Comment 22 Chang Shu 2009-09-22 11:24:39 PDT
(In reply to comment #21)
> In the same example, will "we" form a non-breakable glyph, too? If it will,
> then there is no need to look at "web" to determine that there is no break
> between "w" and "e", even though we don't have a complete syllable to look for.

That makes a good point. We only break the text when it's breakable. I looked at the code again and didn't see any case that "we" is breakable but "web" is not.
Comment 23 Chang Shu 2009-09-23 06:37:42 PDT
Created attachment 39993 [details]
new patch after review
Comment 24 Alexey Proskuryakov 2009-09-23 08:49:02 PDT
Comment on attachment 39993 [details]
new patch after review

> +        Ran WebKitTools/Scripts/run-webkit-tests, and no new problem was found.

This shouldn't be in ChangeLog, as it is not the kind of information that's interesting to anyone after the patch is landed.

> +        TextBreakIterator* it = characterBreakIterator(data.characters() + start, (end + 2 > dataLength) ? dataLength - start : end - start + 2);

It would be nice to comment where "+ 2" comes from.
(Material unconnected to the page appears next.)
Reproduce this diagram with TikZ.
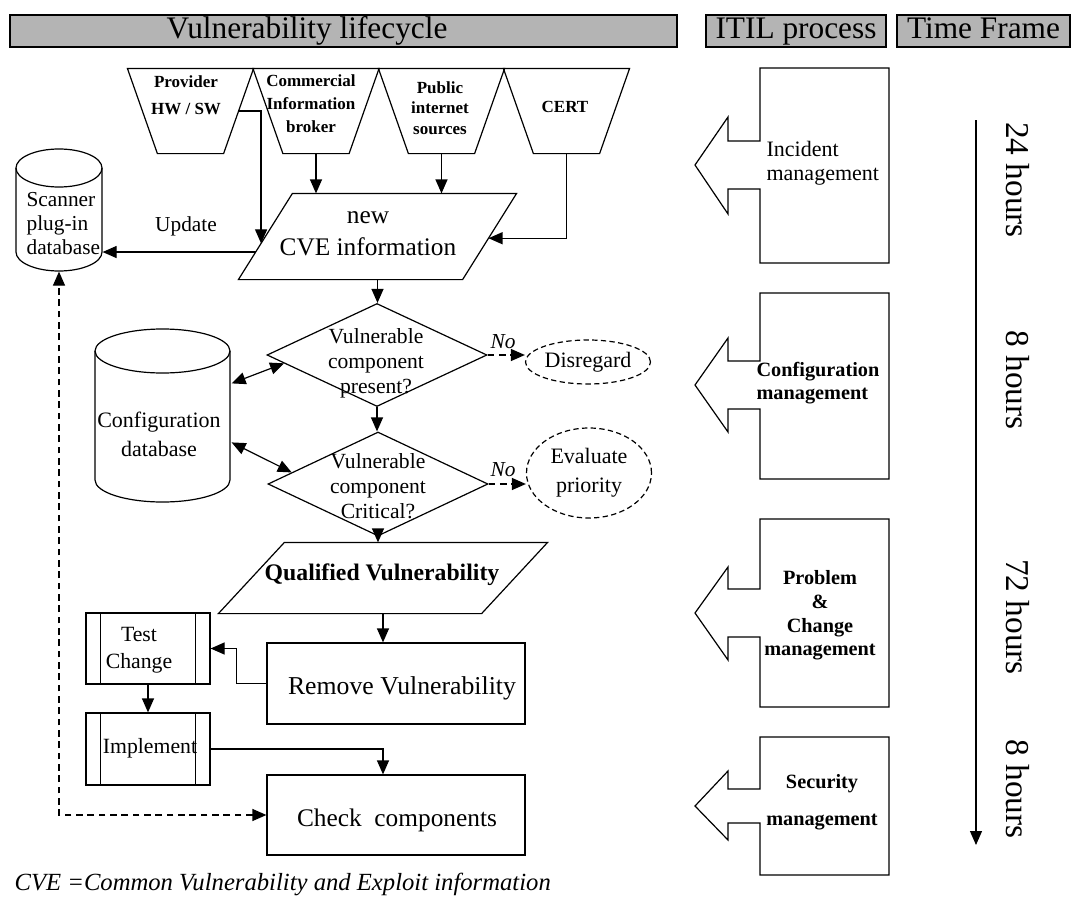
\documentclass[tikz,border=0pt]{standalone}
\usepackage{fontspec}
\setmainfont{Liberation Serif}
\usetikzlibrary{shapes.geometric,arrows.meta,calc}
\definecolor{hdrgray}{RGB}{180,180,180}
\newcommand\fsz[2]{\fontsize{#1}{#2}\selectfont}
\newcommand\itilshape[7]{\draw (760,#3) -- (760,#1) -- (889,#1) -- (889,#2) -- (760,#2) -- (760,#4) -- (728,#4) -- (728,#6) -- (695,#7) -- (728,#5) -- (728,#3) -- cycle;}
\newcommand\srcshape[1]{\draw (#1.north west) -- (#1.north east) -- ([xshift=-22.5pt]#1.south east) -- ([xshift=22.5pt]#1.south west) -- cycle;}
\begin{document}
\begin{tikzpicture}[x=0.75pt,y=-0.75pt,
  line width=0.9pt,
  >={Triangle[length=10.5pt,width=9pt]},
  hdr/.style={draw, line width=0.8pt, fill=hdrgray, minimum height=32*0.75pt, inner sep=0pt, text height=16.5pt, text depth=5pt, font=\fsz{23.5}{26}},
  src/.style={minimum width=125*0.75pt, minimum height=84*0.75pt, inner sep=0pt},
  srct/.style={align=center, inner sep=0pt, font=\bfseries\fsz{12.75}{17}},
  txt/.style={inner sep=0pt, align=center},
  box/.style={draw, inner sep=0pt},
  dia/.style={diamond, draw, minimum width=220*0.75pt, inner sep=0pt},
  oval/.style={ellipse, draw, dash pattern=on 4pt off 2.5pt, minimum width=125*0.75pt, inner sep=0pt, align=center},
  dasharrow/.style={->, dash pattern=on 5pt off 3.5pt}
]
\useasboundingbox (0,0) rectangle (1072,910);

% headers
\node[hdr, minimum width=667*0.75pt] (hv) at (343.5,31) {};
\node[txt, font=\fsz{23.5}{26}, text height=16.5pt, text depth=5pt] (hvt) at (307,31) {Vulnerability lifecycle};
\node[hdr, minimum width=180*0.75pt] (hi) at (796,31) {ITIL process};
\node[hdr, minimum width=173*0.75pt] (ht) at (983.5,31) {Time Frame};

% sources
\node[src] (prov) at (190.5,111) {};
\node[src] (comm) at (316,111) {};
\node[src] (pub) at (441.5,111) {};
\node[src] (cert) at (566.5,111) {};
\srcshape{prov}
\srcshape{comm}
\srcshape{pub}
\srcshape{cert}
\node[srct, font=\bfseries\fsz{12.75}{20}] (provt) at (186,95) {Provider\\HW / SW};
\node[srct, font=\bfseries\fsz{12.75}{17.25}] (commt) at (311,104) {Commercial\\Information\\broker};
\node[srct, font=\bfseries\fsz{12.75}{15.5}] (pubt) at (440,108) {Public\\internet\\sources};
\node[srct] (certt) at (565,107) {CERT};

% new CVE information
\node[minimum width=277*0.75pt, minimum height=85*0.75pt, inner sep=0pt] (cve) at (377.5,236.5) {};
\coordinate (cvetl) at ([xshift=40.5pt]cve.north west);
\coordinate (cvebr) at ([xshift=-40.5pt]cve.south east);
\draw (cvetl) -- (cve.north east) -- (cvebr) -- (cve.south west) -- cycle;
\node[txt, font=\fsz{19}{24}] (cvet) at (368,234) {new\\CVE information};

\coordinate (pin) at ($(cvetl)!0.58!(cve.south west)$);
\coordinate (pout) at ($(cve.north east)!0.52!(cvebr)$);
\coordinate (uout) at ($(cvetl)!0.68!(cve.south west)$);
\draw[->] ([xshift=-11.25pt]prov.east) -| (pin);
\draw[->] (comm.south) -- (comm.south |- cve.north);
\draw[->] (pub.south) -- (pub.south |- cve.north);
\draw[->] (cert.south) |- (pout);

% scanner plug-in database
\node[minimum width=86*0.75pt, minimum height=122*0.75pt, inner sep=0pt] (scan) at (59,210) {};
\draw (16,168) -- (16,252) arc[start angle=180, end angle=0, x radius=43, y radius=19] -- (102,168);
\draw (59,168) ellipse[x radius=43, y radius=19];
\node[inner sep=0pt, align=left, anchor=west, font=\fsz{16}{18}] (scant) at (26,224) {Scanner\\plug-in\\database};
\node[txt, font=\fsz{16}{18}] (upd) at (186,226) {Update};
\draw[->] (uout) -- (uout -| scan.east);

% decisions
\node[dia, minimum height=103*0.75pt] (d1) at (377,355) {};
\node[txt, font=\fsz{16.2}{18.75}] (d1t) at (376,363) {Vulnerable\\component\\present?};
\node[dia, minimum height=104*0.75pt] (d2) at (378,484) {};
\node[txt, font=\fsz{16.2}{18.75}] (d2t) at (378,486) {Vulnerable\\component\\Critical?};
\draw[->] (cve.south) -- (cve.south |- d1.north);
\draw[->] (d1.south) -- (d1.south |- d2.north);

% configuration database
\node[minimum width=135*0.75pt, minimum height=173*0.75pt, inner sep=0pt] (cfg) at (162.5,415.5) {};
\draw (95,351) -- (95,480) arc[start angle=180, end angle=0, x radius=67.5, y radius=22] -- (230,351);
\draw (162.5,351) ellipse[x radius=67.5, y radius=22];
\node[txt, font=\fsz{16.5}{21.75}] (cfgt) at (159,434) {Configuration\\database};
\draw[<->] ($(cfg.north east)+(1,55)$) -- ($(d1.west)!0.16!(d1.south)$);
\draw[<->] ($(cfg.north east)+(1,114)$) -- ($(d2.west)!0.22!(d2.north)$);

% No branches
\node[oval, minimum height=44*0.75pt, font=\fsz{16.5}{18}] (dis) at (588,362) {Disregard};
\node[oval, minimum height=90*0.75pt, font=\fsz{16.5}{21.75}] (ev) at (589,473) {Evaluate\\priority};
\draw[dasharrow] (d1.east) -- (d1.east -| dis.west);
\draw[dasharrow] (d2.east) -- (d2.east -| ev.west);
\node[txt, font=\itshape\fsz{16}{18}] (no1) at (503,342) {No};
\node[txt, font=\itshape\fsz{16}{18}] (no2) at (503,470) {No};

% qualified vulnerability
\node[minimum width=328*0.75pt, minimum height=70*0.75pt, inner sep=0pt] (qual) at (383,578) {};
\coordinate (qualtl) at ([xshift=49.5pt]qual.north west);
\coordinate (qualbr) at ([xshift=-49.5pt]qual.south east);
\draw (qualtl) -- (qual.north east) -- (qualbr) -- (qual.south west) -- cycle;
\node[txt, font=\bfseries\fsz{17.8}{20}] (qualt) at (382,575) {Qualified Vulnerability};
\draw[->] (d2.south) -- (d2.south |- qual.north);

% remove vulnerability
\node[box, minimum width=258*0.75pt, minimum height=81*0.75pt] (rem) at (396,683.5) {};
\node[txt, font=\fsz{19.3}{22}] (remt) at (402,688) {Remove Vulnerability};
\draw[->] (qual.south) -- (qual.south |- rem.north);

% test change
\node[box, minimum width=124*0.75pt, minimum height=71*0.75pt] (tc) at (148,648.5) {};
\draw ([xshift=11.25pt]tc.north west) -- ([xshift=11.25pt]tc.south west);
\draw ([xshift=-11.25pt]tc.north east) -- ([xshift=-11.25pt]tc.south east);
\node[txt, font=\fsz{16.3}{20}] (tct) at (139,650) {Test\\Change};
\draw[->] (rem.west) -- ++(-30,0) |- (tc.east);

% implement
\node[box, minimum width=124*0.75pt, minimum height=72*0.75pt] (imp) at (148,749) {};
\draw ([xshift=11.25pt]imp.north west) -- ([xshift=11.25pt]imp.south west);
\draw ([xshift=-11.25pt]imp.north east) -- ([xshift=-11.25pt]imp.south east);
\node[txt, font=\fsz{16.3}{20}] (impt) at (150,748) {Implement};
\draw[->] (tc.south) -- (imp.north);

% check components
\node[box, minimum width=258*0.75pt, minimum height=80*0.75pt] (chk) at (396,815) {};
\node[txt, font=\fsz{19}{22}] (chkt) at (397,820) {Check\ \ components};
\draw[->] (imp.east) -| (qual.south |- chk.north);
\draw[dasharrow, <->] (chk.west) -| (scan.south);

% footnote
\node[inner sep=0pt, anchor=west, font=\itshape\fsz{18.5}{20}] (fn) at (14,884) {CVE =Common Vulnerability and Exploit information};

% ITIL processes
\itilshape{68}{263}{141}{189}{117}{214}{165}
\itilshape{293}{479}{361}{409}{338}{432}{385}
\itilshape{519}{707}{589}{637}{567}{660}{613}
\itilshape{737}{875}{789}{823}{771}{840}{806}
\node[inner sep=0pt, align=left, anchor=west, font=\fsz{16.5}{18}] (inct) at (766,163) {Incident\\management};
\node[inner sep=0pt, align=left, anchor=west, font=\bfseries\fsz{15.2}{17.25}] (cfmt) at (756,383.5) {Configuration\\management};
\node[txt, font=\bfseries\fsz{15.2}{17.75}] (pcmt) at (820,615.5) {Problem\\\&\\Change\\management};
\node[txt, font=\bfseries\fsz{15.2}{27.75}] (secmt) at (822,802.5) {Security\\management};

% time frame
\coordinate (tl0) at (976,120);
\coordinate (tl1) at (976,845);
\draw[->] (tl0) -- (tl1);
\node[txt, rotate=-90, font=\fsz{25}{28}] (h1) at (1018,180) {24 hours};
\node[txt, rotate=-90, font=\fsz{25}{28}] (h2) at (1018,380) {8 hours};
\node[txt, rotate=-90, font=\fsz{25}{28}] (h3) at (1018,617) {72 hours};
\node[txt, rotate=-90, font=\fsz{25}{28}] (h4) at (1018,789) {8 hours};
\end{tikzpicture}
\end{document}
This was a result of a long discussion, we can't assume that anyone looking at this code would guess what it is about.
Comment 25 Chang Shu 2009-09-23 10:04:48 PDT
Created attachment 40002 [details]
patch with comments added
Comment 26 Alexey Proskuryakov 2009-09-23 10:49:28 PDT
Comment on attachment 40002 [details]
patch with comments added

r=me
Comment 27 Eric Seidel (no email) 2009-09-26 01:30:27 PDT
Comment on attachment 40002 [details]
patch with comments added

As far as I can tell Shu Chang is not a committer, setting cq+ so that this gets auto-committed for him/her.
Comment 28 WebKit Commit Bot 2009-09-26 08:00:35 PDT
Comment on attachment 40002 [details]
patch with comments added

Clearing flags on attachment: 40002

Committed r48790: <http://trac.webkit.org/changeset/48790>
Comment 29 WebKit Commit Bot 2009-09-26 08:00:39 PDT
All reviewed patches have been landed.  Closing bug.